Many of us have heard that expression about silence, right?
Meaning, of course, that the noise from our voice and words may not help in a difficult situation.
But is that always true?
Let’s say someone you’ve known and worked with for many years suddenly has a strong negative response to something you did.
They immediately tell you about that via email, using words that hurt, that seem to belittle you and your actions,. They make you wonder about the time you’d known each other and thought you understood them, thought you knew who they were through and through.
Confused about it, you immediately reach out via an email, a text, or a phone call, all in the effort to find out the why of the situation from their perspective.
Why are they so upset? Why did they write as they did?
How can you make it right?
Then, of course, you wait for a response, holding your breath, hoping …
Wait a day.
You follow up with a “Are you OK? Are we OK?” or something like that. No attack, just concern. Because you are concerned; this is not something you ever envisioned with this person.
Two more days go by.
You try again, valuing the relationship you’ve had for so many years, mentioning that silence is impossible to understand, that you only know YOUR side of the situation that has somehow become a real issue between you two.
Something you never imagined could happen given your five years of a strong, mutually appreciative work partnership.
You explain how you feel.
You ask them to please, please respond. Please help you understand what’s going on.
Please see if you two can talk it out, find a path that works for you both, so you stay as friends / colleagues / whatever.
More silence, now for two weeks.
Is this golden?
Is this anything you ever imagined could happen with this person?
And that’s the saddest part, isn’t it? You can’t go back, yet you can’t move forward with certainty because you only know one-half of the situation.

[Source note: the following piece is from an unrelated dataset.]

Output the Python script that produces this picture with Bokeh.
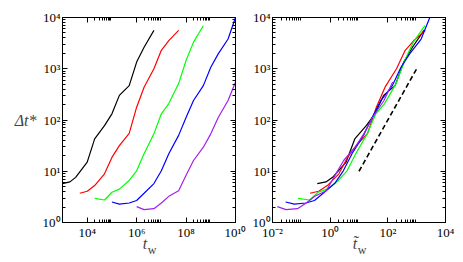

You can’t effectively apologize because you don’t know what the right words would be due to the silence.
The silence “speaks” to the fact that reconnecting with you isn’t what they’re going to do.
The silence seems to say that all you did together no longer matters, that they’re going on their own without you supporting, helping, caring.
The positive partnership you believed you had crumbled, turned to dust …
It’s like fighting a ghost …
And it hurts.
For me – this is real.
Five years of working wonderfully well together, gone in a flash, with no explanation.
I remain mystified, sad, angry – working on getting over it.
While silence is golden in some circumstances, and we likely shouldn’t speak out in anger, we should at the very least explain our side in a situation that is confusing to one or both.
Especially if we’ve had a positive relationship of any kind for so long.
Take the high road, if possible.
Maybe we’ll each still go our own way, but at least we’ll know why.
And that’s what matters most to me: Why.